• [INFORMATION PROVIDED]
/---
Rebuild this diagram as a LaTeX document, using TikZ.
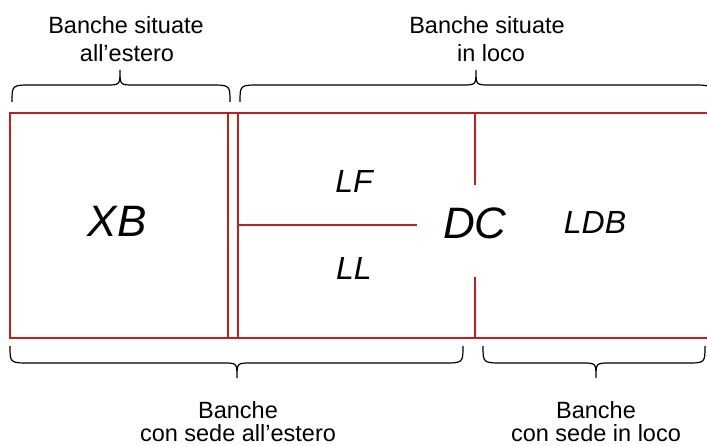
\---
/---
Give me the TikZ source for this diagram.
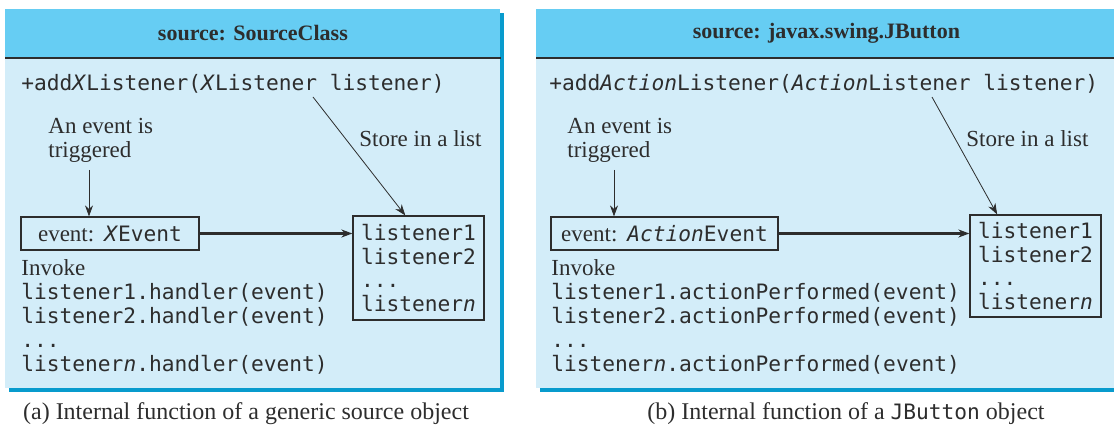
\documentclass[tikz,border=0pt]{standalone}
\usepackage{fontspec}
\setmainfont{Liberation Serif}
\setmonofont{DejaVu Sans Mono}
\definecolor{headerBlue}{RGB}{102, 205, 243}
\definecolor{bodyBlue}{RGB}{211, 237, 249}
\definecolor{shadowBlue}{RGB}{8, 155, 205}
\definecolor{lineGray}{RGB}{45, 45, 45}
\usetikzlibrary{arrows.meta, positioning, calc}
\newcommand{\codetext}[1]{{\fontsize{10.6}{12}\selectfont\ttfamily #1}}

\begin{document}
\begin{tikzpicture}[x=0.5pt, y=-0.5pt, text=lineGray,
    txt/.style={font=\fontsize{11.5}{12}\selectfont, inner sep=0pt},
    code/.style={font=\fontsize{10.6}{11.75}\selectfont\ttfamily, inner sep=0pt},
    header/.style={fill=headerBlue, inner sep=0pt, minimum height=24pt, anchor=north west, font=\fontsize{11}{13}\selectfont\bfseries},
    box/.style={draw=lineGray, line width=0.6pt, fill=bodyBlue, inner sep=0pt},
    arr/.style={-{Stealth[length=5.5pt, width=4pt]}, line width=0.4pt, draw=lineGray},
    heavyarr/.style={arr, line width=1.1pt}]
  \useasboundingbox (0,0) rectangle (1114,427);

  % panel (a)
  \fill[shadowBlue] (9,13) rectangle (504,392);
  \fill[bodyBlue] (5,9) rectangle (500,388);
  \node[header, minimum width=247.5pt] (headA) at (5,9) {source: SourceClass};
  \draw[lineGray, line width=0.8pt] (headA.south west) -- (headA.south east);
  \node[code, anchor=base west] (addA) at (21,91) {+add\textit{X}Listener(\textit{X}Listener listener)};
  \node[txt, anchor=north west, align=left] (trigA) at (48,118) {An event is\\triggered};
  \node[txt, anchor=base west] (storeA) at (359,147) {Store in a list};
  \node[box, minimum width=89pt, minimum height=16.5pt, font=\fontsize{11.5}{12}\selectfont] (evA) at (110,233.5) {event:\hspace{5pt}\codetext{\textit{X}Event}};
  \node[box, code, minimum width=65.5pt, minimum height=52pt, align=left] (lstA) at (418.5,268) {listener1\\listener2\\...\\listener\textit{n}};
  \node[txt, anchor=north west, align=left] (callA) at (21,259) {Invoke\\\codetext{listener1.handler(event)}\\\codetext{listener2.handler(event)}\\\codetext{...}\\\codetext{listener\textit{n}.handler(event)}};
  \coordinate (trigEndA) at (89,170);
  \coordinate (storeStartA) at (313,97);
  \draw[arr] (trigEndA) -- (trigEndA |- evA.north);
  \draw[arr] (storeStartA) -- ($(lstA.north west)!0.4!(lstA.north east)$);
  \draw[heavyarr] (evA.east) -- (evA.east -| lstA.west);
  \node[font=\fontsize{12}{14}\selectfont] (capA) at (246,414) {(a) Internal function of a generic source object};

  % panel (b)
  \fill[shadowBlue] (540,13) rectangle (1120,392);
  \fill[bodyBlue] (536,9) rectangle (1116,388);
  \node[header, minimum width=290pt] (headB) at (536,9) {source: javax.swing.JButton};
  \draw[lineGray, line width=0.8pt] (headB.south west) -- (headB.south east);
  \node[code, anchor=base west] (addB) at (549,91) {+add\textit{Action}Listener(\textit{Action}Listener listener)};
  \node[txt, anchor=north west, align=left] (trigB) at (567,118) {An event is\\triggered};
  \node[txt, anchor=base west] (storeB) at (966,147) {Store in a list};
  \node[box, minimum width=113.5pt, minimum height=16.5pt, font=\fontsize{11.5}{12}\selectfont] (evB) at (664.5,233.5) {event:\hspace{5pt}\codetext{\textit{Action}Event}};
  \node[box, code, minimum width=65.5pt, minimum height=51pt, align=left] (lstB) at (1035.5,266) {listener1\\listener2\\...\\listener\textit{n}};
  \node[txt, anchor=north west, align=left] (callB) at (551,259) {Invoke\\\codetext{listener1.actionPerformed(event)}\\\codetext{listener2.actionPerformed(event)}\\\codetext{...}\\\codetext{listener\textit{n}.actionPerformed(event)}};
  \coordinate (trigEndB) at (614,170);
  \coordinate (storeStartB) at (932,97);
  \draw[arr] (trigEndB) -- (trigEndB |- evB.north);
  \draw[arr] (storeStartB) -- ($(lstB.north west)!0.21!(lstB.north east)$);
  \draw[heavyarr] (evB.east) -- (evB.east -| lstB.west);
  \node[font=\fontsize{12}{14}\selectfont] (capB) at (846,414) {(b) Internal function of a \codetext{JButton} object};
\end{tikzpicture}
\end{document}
\---
• [WHAT THE EXERCISE ASKS]
Report each line of the material above where the word "diagram" appears.

• [TASK SOLUTION]
Rebuild this diagram as a LaTeX document, using TikZ.
Give me the TikZ source for this diagram.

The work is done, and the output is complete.